Thursday, August 03, 2006

jujustan

jujustan

Bebeğim doğdu, kendisi özgür ruhunu her fırsatta bize göstermeye niyetli. İnsan olmak için bu kadar gayret gösteren bir bebek daha görmedim. Daha iki haftalık ama elleri sürekli birşeyler arıyor, esniyor, geriniyor, ayaklarını ittiriyor, çekiyor, sanki spor yapıyor. Yüzü bin türlü değişik şekil alıyor, öyle ki her yaştan insana benzeyebiliyor. Nasıl bir tohum içinde bir ağacı ve bin türlü yaprağı barındırıyorsa, bu bebekte olabilecek yüzbinlerce değişik insan çehresini barındırıyor sanki. Ve şu an hepsini özgürce deneme zamanı (ya da bilinçsizce kaslarını oynatma zamanı). Hangisinin yüzüne oturacağını bekleyip göreceğiz.
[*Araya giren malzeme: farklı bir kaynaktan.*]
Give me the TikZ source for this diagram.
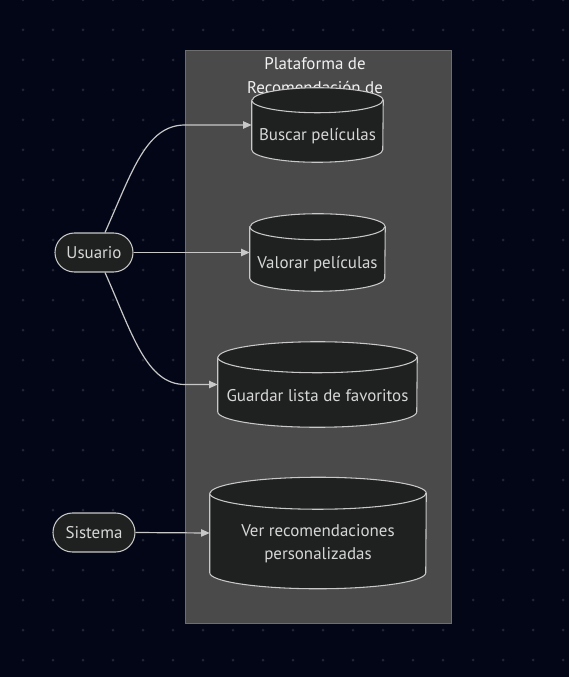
\documentclass[tikz,border=0pt]{standalone}
\usepackage{fontspec}
\setmainfont{PT Sans}
\usetikzlibrary{arrows.meta}

\definecolor{bgc}{RGB}{2,6,23}
\definecolor{dotc}{RGB}{34,38,50}
\definecolor{groupc}{RGB}{73,74,73}
\definecolor{grouplc}{RGB}{110,110,110}
\definecolor{nodec}{RGB}{31,32,32}
\definecolor{linec}{RGB}{200,200,200}
\definecolor{textc}{RGB}{215,215,215}

% cylinder round a body node: name, x radius, y radius
\newcommand{\dbcyl}[3]{%
  \filldraw[dbline] (#1.north west) -- (#1.south west)
    arc[start angle=180,end angle=360,x radius=#2,y radius=#3]
    -- (#1.north east)
    arc[start angle=0,end angle=180,x radius=#2,y radius=#3] -- cycle;
  \draw[dbline] (#1.north west) arc[start angle=180,end angle=360,x radius=#2,y radius=#3];
}

\begin{document}
\begin{tikzpicture}[x=0.75pt,y=0.75pt,
  >={Triangle[length=6.5pt,width=5.5pt]},
  dbline/.style={draw=linec,fill=nodec,line width=0.8pt},
  dbbody/.style 2 args={minimum width=#1*0.75pt,minimum height=#2*0.75pt,inner sep=0pt,draw=none},
  dbtext/.style={text=textc,font=\fontsize{12.7pt}{17.25pt}\selectfont,align=center,inner sep=0pt},
  actor/.style={draw=linec,fill=nodec,line width=0.8pt,rounded corners=14.6pt,
    minimum height=29.25pt,inner sep=0pt,text=textc,font=\fontsize{12.7pt}{14pt}\selectfont},
  link/.style={draw=linec,line width=0.9pt}]
\useasboundingbox (0,0) rectangle (569,-677);
\fill[bgc] (0,0) rectangle (569,-677);
\foreach \i in {0,1,...,18}
  \foreach \j in {0,1,...,22}
    \fill[dotc] (23+30*\i,-30*\j) circle[radius=1.5];

\filldraw[fill=groupc,draw=grouplc,line width=0.6pt] (185,-50) rectangle (451,-623);
\node[text=white!95!black,font=\fontsize{12.7pt}{18pt}\selectfont,align=center] (title) at (315,-76)
  {Plataforma de\\Recomendación de};

\node[dbbody={131}{49}] (buscar) at (317.5,-125) {};
\dbcyl{buscar}{65.5}{12.5}
\node[dbtext] (buscartxt) at ([yshift=-8.25pt]buscar.center) {Buscar películas};

\node[dbbody={135}{51}] (valorar) at (317.5,-252.5) {};
\dbcyl{valorar}{67.5}{13}
\node[dbtext] (valorartxt) at ([yshift=-8.6pt]valorar.center) {Valorar películas};

\node[dbbody={199}{54}] (guardar) at (317.5,-384.5) {};
\dbcyl{guardar}{99.5}{15.5}
\node[dbtext] (guardartxt) at ([yshift=-8.6pt]guardar.center) {Guardar lista de favoritos};

\node[dbbody={216}{79}] (ver) at (318,-533) {};
\dbcyl{ver}{108}{16}
\node[dbtext] (vertxt) at ([yshift=-8pt]ver.center) {Ver recomendaciones\\personalizadas};

\node[actor,minimum width=58.5pt] (usuario) at (94,-252.5) {Usuario};
\node[actor,minimum width=61.5pt] (sistema) at (94,-532.5) {Sistema};

\draw[link,->] ([xshift=8.25pt]usuario.north) .. controls (132,-172) and (146,-125) .. (185,-125) -- (buscar.west);
\draw[link,->] (usuario.east) -- (valorar.west);
\draw[link,->] ([xshift=8.25pt]usuario.south) .. controls (132,-333) and (146,-384.5) .. (185,-384.5) -- (guardar.west);
\draw[link,->] (sistema.east) -- (ver.west);
\end{tikzpicture}
\end{document}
Geliş koşullarını düşündükçe, kendisinin bu işe niyetlendiğini, herşeyi onun ayarladığını ve tıkır tıkır işleyen bir doğumu da onun sayesinde yaşadığımızı hissediyorum. O derin buğulu mavi gözlerine baktığımda da önceki cümledeki deli saçması gibi görünen önermelerin hepsinin doğru olduğunu bir kez daha anlıyorum. Biz sana kontrol edemediğin o kaslarını kullanmada yardımcı olacağız sevgili Susum, sen de bize unuttuğumuz, unutturulduğumuz o saf sevginin hüküm sürdüğü diyardan bilgelik getireceksin.